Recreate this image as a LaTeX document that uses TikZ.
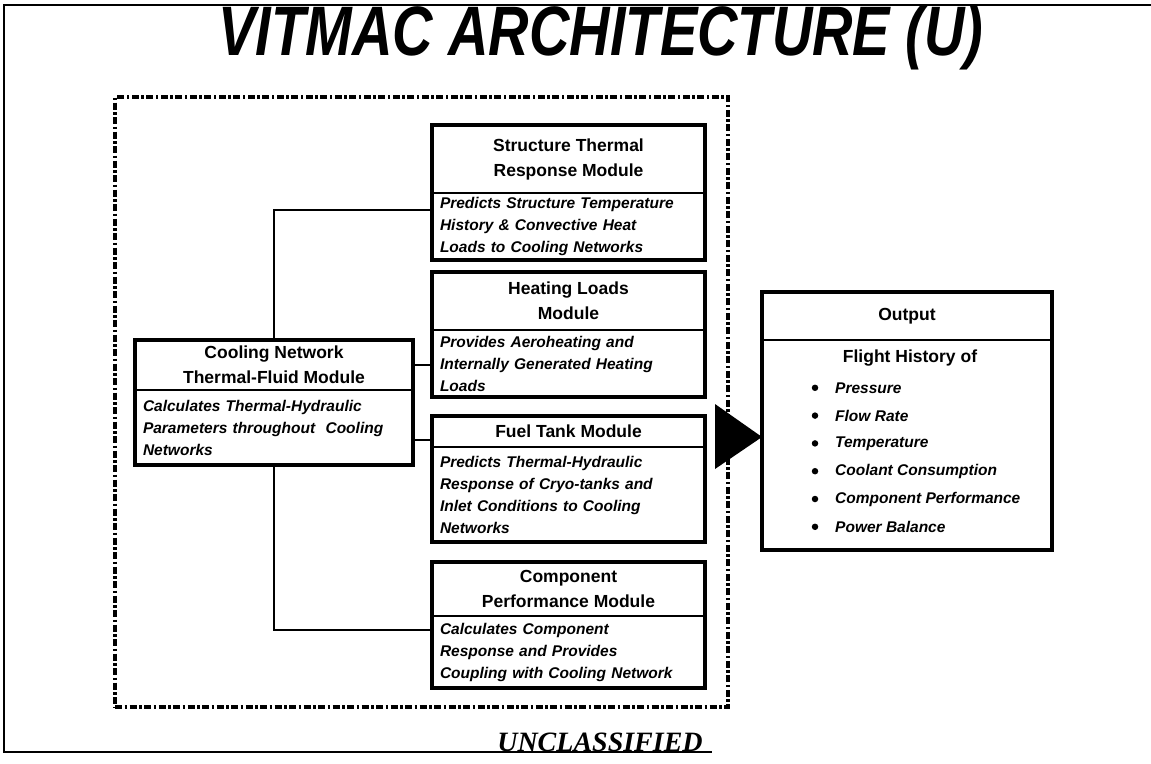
\documentclass[tikz,border=0pt]{standalone}
\usepackage{fontspec}
\setmainfont{Liberation Sans}
\newfontfamily\timesf{Liberation Serif}
\newcommand\modbox[9]{%
  \node[hdr, minimum width=#4, minimum height=#5] (#1-h) at (#2,#3) {#7};
  \node[bdy, minimum width=#4, minimum height=#6, text width=#9] (#1-b) at (#1-h.south west) {#8};
  \draw[frame] (#1-h.north west) rectangle (#1-b.south east);
}
\begin{document}
\begin{tikzpicture}[x=1pt,y=-1pt,
  hdr/.style={draw, line width=1.5pt, outer sep=0pt, inner sep=0pt, anchor=north west, align=center, font=\bfseries\fontsize{17.5}{25}\selectfont},
  bdy/.style={draw, line width=1.5pt, outer sep=0pt, inner sep=0pt, anchor=north west, align=left, font=\bfseries\itshape\fontsize{15.5}{22}\selectfont},
  frame/.style={draw, line width=4.5pt},
  link/.style={draw, line width=2pt},
  grp/.style={draw, line width=4pt, dash pattern=on 7pt off 2.5pt on 2.5pt off 2.5pt, anchor=north west, minimum width=613pt, minimum height=610pt, inner sep=0pt, outer sep=0pt},
  item/.style={anchor=west, inner sep=0pt, font=\bfseries\itshape\fontsize{15.5}{20}\selectfont},
  dot/.style={circle, fill=black, inner sep=0pt, minimum size=6.5pt}
]
\useasboundingbox (0,0) rectangle (1151,763);
\fill[white] (0,0) rectangle (1151,763);

% page frame
\draw[line width=2pt] (1151,5) -- (4,5) -- (4,752) -- (712,752);

% title
\node[inner sep=0pt] (title) at (601,37) {\scalebox{0.8}[1]{\fontsize{70}{70}\selectfont\bfseries\itshape VITMAC ARCHITECTURE (U)}};

% dashed group
\node[grp] (group) at (115,97) {};

% modules
\modbox{st}{432}{125}{273}{68}{67}{Structure Thermal\\Response Module}{Predicts Structure Temperature\\History \& Convective Heat\\Loads to Cooling Networks}{257pt}
\modbox{hl}{432}{272}{273}{58}{67}{Heating Loads\\Module}{Provides Aeroheating and\\Internally Generated Heating\\Loads}{257pt}
\modbox{fu}{432}{416}{273}{31}{95}{Fuel Tank Module}{Predicts Thermal-Hydraulic\\Response of Cryo-tanks and\\Inlet Conditions to Cooling\\Networks}{257pt}
\modbox{cp}{432}{562}{273}{54}{72}{Component\\Performance Module}{Calculates Component\\Response and Provides\\Coupling with Cooling Network}{257pt}
\modbox{cool}{135}{340}{278}{50}{75}{Cooling Network\\Thermal-Fluid Module}{Calculates Thermal-Hydraulic\\Parameters throughout\ \ Cooling\\Networks}{262pt}
\modbox{out}{762}{292}{290}{48}{210}{\raisebox{-4pt}{Output}}{}{274pt}

% output contents
\node[inner sep=0pt, font=\bfseries\fontsize{17.5}{20}\selectfont] (fh) at (910,358) {Flight History of};
\foreach \i/\t in {1/Pressure,2/Flow Rate,3/Temperature,4/Coolant Consumption,5/Component Performance,6/Power Balance}{
  \node[dot] (b\i) at (815,{360+27.8*\i}) {};
  \node[item] (it\i) at (835,{360+27.8*\i}) {\t};
}

% connectors
\draw[link] ([yshift=-17pt]st-b.north west) -| (cool-h.north);
\draw[link] (cool-b.south) |- ([yshift=-14pt]cp-b.north west);
\draw[link] (cool-h.east) -- (cool-h.east -| hl-b.west);
\draw[link] ([yshift=-8pt]fu-h.west) -- ([yshift=-8pt]fu-h.west -| cool-b.east);

% big arrow into output
\coordinate (tip) at ([yshift=8pt]out-b.west);
\fill (tip) -- ++(-47,-33) -- ++(0,65) -- cycle;

% classification
\node[anchor=base, inner sep=0pt, font=\timesf\bfseries\itshape\fontsize{28}{28}\selectfont] (uncl) at (600,751) {UNCLASSIFIED};
\end{tikzpicture}
\end{document}
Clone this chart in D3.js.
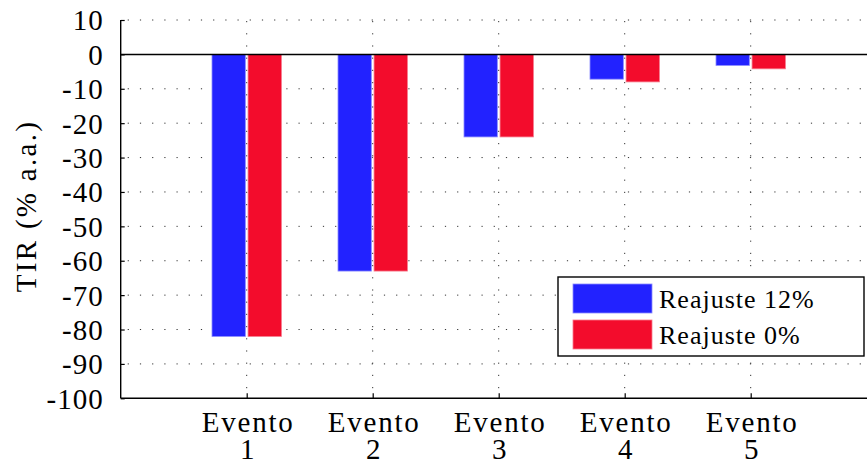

....

● **The problem**:
Write out every record above exactly as it stands, but leave out the pictures.

● **Full answer**:
Recreate this image as a LaTeX document that uses TikZ.
\documentclass[tikz,border=0pt]{standalone}
\usepackage{fontspec}
\setmainfont{Liberation Sans}
\newfontfamily\timesf{Liberation Serif}
\newcommand\modbox[9]{%
  \node[hdr, minimum width=#4, minimum height=#5] (#1-h) at (#2,#3) {#7};
  \node[bdy, minimum width=#4, minimum height=#6, text width=#9] (#1-b) at (#1-h.south west) {#8};
  \draw[frame] (#1-h.north west) rectangle (#1-b.south east);
}
\begin{document}
\begin{tikzpicture}[x=1pt,y=-1pt,
  hdr/.style={draw, line width=1.5pt, outer sep=0pt, inner sep=0pt, anchor=north west, align=center, font=\bfseries\fontsize{17.5}{25}\selectfont},
  bdy/.style={draw, line width=1.5pt, outer sep=0pt, inner sep=0pt, anchor=north west, align=left, font=\bfseries\itshape\fontsize{15.5}{22}\selectfont},
  frame/.style={draw, line width=4.5pt},
  link/.style={draw, line width=2pt},
  grp/.style={draw, line width=4pt, dash pattern=on 7pt off 2.5pt on 2.5pt off 2.5pt, anchor=north west, minimum width=613pt, minimum height=610pt, inner sep=0pt, outer sep=0pt},
  item/.style={anchor=west, inner sep=0pt, font=\bfseries\itshape\fontsize{15.5}{20}\selectfont},
  dot/.style={circle, fill=black, inner sep=0pt, minimum size=6.5pt}
]
\useasboundingbox (0,0) rectangle (1151,763);
\fill[white] (0,0) rectangle (1151,763);

% page frame
\draw[line width=2pt] (1151,5) -- (4,5) -- (4,752) -- (712,752);

% title
\node[inner sep=0pt] (title) at (601,37) {\scalebox{0.8}[1]{\fontsize{70}{70}\selectfont\bfseries\itshape VITMAC ARCHITECTURE (U)}};

% dashed group
\node[grp] (group) at (115,97) {};

% modules
\modbox{st}{432}{125}{273}{68}{67}{Structure Thermal\\Response Module}{Predicts Structure Temperature\\History \& Convective Heat\\Loads to Cooling Networks}{257pt}
\modbox{hl}{432}{272}{273}{58}{67}{Heating Loads\\Module}{Provides Aeroheating and\\Internally Generated Heating\\Loads}{257pt}
\modbox{fu}{432}{416}{273}{31}{95}{Fuel Tank Module}{Predicts Thermal-Hydraulic\\Response of Cryo-tanks and\\Inlet Conditions to Cooling\\Networks}{257pt}
\modbox{cp}{432}{562}{273}{54}{72}{Component\\Performance Module}{Calculates Component\\Response and Provides\\Coupling with Cooling Network}{257pt}
\modbox{cool}{135}{340}{278}{50}{75}{Cooling Network\\Thermal-Fluid Module}{Calculates Thermal-Hydraulic\\Parameters throughout\ \ Cooling\\Networks}{262pt}
\modbox{out}{762}{292}{290}{48}{210}{\raisebox{-4pt}{Output}}{}{274pt}

% output contents
\node[inner sep=0pt, font=\bfseries\fontsize{17.5}{20}\selectfont] (fh) at (910,358) {Flight History of};
\foreach \i/\t in {1/Pressure,2/Flow Rate,3/Temperature,4/Coolant Consumption,5/Component Performance,6/Power Balance}{
  \node[dot] (b\i) at (815,{360+27.8*\i}) {};
  \node[item] (it\i) at (835,{360+27.8*\i}) {\t};
}

% connectors
\draw[link] ([yshift=-17pt]st-b.north west) -| (cool-h.north);
\draw[link] (cool-b.south) |- ([yshift=-14pt]cp-b.north west);
\draw[link] (cool-h.east) -- (cool-h.east -| hl-b.west);
\draw[link] ([yshift=-8pt]fu-h.west) -- ([yshift=-8pt]fu-h.west -| cool-b.east);

% big arrow into output
\coordinate (tip) at ([yshift=8pt]out-b.west);
\fill (tip) -- ++(-47,-33) -- ++(0,65) -- cycle;

% classification
\node[anchor=base, inner sep=0pt, font=\timesf\bfseries\itshape\fontsize{28}{28}\selectfont] (uncl) at (600,751) {UNCLASSIFIED};
\end{tikzpicture}
\end{document}
Clone this chart in D3.js.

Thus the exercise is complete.